[GIVEN DATA]
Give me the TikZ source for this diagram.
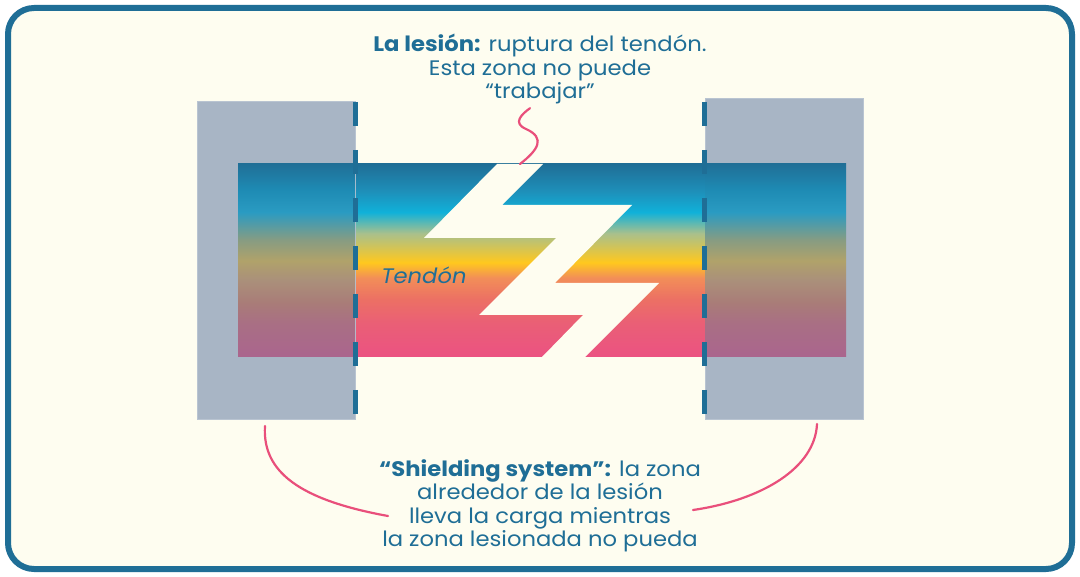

--

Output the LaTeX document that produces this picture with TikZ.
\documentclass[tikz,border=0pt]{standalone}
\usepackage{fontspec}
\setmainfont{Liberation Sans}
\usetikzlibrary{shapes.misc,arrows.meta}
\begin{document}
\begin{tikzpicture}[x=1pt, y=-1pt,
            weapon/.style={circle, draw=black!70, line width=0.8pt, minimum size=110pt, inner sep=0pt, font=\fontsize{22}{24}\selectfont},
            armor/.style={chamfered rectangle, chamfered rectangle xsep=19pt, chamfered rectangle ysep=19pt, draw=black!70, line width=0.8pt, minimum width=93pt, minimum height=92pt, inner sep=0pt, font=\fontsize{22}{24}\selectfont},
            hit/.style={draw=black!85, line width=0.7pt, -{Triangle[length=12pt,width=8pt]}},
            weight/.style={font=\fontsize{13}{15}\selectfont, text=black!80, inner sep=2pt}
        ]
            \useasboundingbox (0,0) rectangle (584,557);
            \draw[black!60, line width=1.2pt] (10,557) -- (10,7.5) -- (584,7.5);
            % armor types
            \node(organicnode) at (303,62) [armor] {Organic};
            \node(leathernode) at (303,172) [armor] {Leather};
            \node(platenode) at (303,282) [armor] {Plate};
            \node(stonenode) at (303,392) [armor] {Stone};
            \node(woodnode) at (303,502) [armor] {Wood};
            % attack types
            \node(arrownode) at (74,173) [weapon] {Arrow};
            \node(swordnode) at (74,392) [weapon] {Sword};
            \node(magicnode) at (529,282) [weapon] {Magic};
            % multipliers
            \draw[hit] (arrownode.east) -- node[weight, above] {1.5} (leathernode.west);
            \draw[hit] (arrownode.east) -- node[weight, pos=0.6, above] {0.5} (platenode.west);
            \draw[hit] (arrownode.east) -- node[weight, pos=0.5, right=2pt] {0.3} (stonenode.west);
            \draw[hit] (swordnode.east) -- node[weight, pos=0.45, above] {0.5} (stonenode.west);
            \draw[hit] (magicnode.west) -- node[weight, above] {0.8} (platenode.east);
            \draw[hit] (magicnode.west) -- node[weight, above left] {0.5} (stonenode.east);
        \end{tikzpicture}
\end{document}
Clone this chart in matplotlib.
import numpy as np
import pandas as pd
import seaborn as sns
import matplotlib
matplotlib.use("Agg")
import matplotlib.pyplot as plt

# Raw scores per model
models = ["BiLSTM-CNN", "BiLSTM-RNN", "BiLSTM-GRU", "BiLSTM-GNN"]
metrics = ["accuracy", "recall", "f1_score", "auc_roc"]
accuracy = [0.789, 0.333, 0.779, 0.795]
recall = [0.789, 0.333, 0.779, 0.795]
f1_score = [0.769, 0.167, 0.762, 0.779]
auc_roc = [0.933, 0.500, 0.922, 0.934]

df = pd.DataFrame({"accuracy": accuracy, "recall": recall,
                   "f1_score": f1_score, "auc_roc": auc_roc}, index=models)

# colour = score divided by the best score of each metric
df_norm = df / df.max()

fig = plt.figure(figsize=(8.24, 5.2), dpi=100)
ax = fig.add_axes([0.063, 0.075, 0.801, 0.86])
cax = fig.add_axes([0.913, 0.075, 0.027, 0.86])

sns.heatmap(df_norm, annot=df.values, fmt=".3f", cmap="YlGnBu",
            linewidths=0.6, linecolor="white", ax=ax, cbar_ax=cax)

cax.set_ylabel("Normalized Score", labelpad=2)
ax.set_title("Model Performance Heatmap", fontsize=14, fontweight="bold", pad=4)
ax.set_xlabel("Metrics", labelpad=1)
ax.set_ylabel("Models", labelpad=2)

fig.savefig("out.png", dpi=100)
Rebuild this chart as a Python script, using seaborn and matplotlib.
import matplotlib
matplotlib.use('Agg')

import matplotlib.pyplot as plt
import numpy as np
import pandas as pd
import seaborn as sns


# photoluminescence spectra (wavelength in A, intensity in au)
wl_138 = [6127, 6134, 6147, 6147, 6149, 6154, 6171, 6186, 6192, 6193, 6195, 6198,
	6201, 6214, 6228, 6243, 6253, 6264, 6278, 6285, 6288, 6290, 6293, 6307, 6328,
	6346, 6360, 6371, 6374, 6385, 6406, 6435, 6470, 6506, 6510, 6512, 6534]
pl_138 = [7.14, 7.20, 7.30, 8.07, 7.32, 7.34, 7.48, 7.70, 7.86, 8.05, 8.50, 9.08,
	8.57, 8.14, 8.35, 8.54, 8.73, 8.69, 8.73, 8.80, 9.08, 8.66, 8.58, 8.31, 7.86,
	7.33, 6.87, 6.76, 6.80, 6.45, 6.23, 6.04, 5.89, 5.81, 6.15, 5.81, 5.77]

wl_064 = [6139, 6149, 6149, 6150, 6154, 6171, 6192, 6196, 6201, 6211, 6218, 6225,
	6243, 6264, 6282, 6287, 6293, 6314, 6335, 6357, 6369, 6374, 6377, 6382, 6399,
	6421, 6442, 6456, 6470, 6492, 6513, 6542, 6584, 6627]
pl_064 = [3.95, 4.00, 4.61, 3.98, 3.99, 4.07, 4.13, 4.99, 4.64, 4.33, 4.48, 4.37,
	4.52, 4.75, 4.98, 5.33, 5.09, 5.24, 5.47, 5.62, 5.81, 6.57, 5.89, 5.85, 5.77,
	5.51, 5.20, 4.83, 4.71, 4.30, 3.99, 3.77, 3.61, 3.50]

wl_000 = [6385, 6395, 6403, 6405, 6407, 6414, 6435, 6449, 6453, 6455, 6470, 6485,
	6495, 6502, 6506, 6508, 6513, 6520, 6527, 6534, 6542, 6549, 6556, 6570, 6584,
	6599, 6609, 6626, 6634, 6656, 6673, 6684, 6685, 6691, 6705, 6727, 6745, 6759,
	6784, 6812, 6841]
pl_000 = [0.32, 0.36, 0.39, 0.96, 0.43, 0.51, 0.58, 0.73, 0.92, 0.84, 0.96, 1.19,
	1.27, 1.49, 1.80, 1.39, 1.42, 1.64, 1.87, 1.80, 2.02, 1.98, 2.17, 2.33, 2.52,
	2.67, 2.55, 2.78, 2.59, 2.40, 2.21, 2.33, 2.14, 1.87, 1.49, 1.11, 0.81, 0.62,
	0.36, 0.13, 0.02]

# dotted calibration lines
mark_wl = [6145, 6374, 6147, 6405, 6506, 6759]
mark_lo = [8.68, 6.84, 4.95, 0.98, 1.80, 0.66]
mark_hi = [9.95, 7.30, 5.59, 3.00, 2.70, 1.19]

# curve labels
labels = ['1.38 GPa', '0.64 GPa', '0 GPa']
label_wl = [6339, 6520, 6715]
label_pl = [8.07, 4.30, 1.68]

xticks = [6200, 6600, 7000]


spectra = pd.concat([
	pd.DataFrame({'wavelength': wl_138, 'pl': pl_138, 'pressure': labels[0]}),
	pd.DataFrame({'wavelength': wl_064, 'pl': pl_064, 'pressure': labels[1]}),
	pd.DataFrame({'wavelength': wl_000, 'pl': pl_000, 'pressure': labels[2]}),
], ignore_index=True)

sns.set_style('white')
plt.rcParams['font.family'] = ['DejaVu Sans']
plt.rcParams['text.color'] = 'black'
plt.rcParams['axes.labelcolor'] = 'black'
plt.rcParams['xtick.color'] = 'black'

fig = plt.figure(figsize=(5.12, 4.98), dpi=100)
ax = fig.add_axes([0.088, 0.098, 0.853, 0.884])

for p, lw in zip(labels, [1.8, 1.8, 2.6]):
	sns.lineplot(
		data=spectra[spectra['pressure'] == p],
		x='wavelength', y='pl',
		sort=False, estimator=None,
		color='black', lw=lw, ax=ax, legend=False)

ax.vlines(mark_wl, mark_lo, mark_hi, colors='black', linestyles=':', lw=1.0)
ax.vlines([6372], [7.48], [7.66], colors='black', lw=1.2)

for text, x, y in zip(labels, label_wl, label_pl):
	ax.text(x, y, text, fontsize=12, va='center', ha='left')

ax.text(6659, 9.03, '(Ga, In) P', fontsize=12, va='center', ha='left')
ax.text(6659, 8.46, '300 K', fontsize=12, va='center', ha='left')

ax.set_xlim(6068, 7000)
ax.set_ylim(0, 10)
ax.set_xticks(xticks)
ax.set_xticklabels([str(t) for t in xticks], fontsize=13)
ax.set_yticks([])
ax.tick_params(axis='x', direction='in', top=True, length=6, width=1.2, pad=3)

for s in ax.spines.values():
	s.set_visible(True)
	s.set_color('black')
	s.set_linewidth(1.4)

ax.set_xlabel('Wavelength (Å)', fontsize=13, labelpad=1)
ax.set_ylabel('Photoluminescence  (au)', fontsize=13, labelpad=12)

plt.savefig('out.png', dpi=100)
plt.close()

---

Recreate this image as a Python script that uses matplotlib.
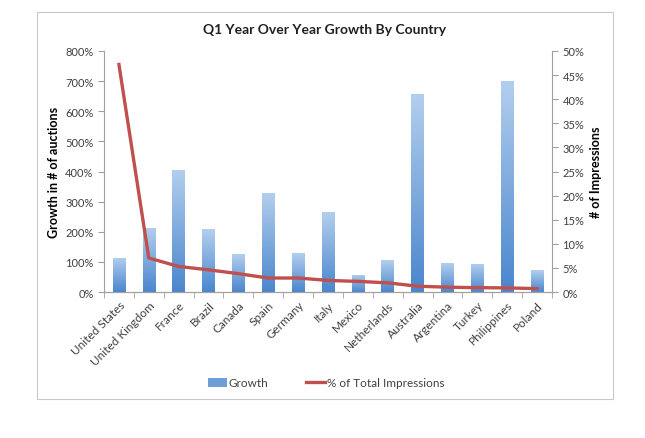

[DIRECTIONS] Above are the records. Copy every line in them holding "Python".

[FULL SOLUTION]
Rebuild this chart as a Python script, using seaborn and matplotlib.
Recreate this image as a Python script that uses matplotlib.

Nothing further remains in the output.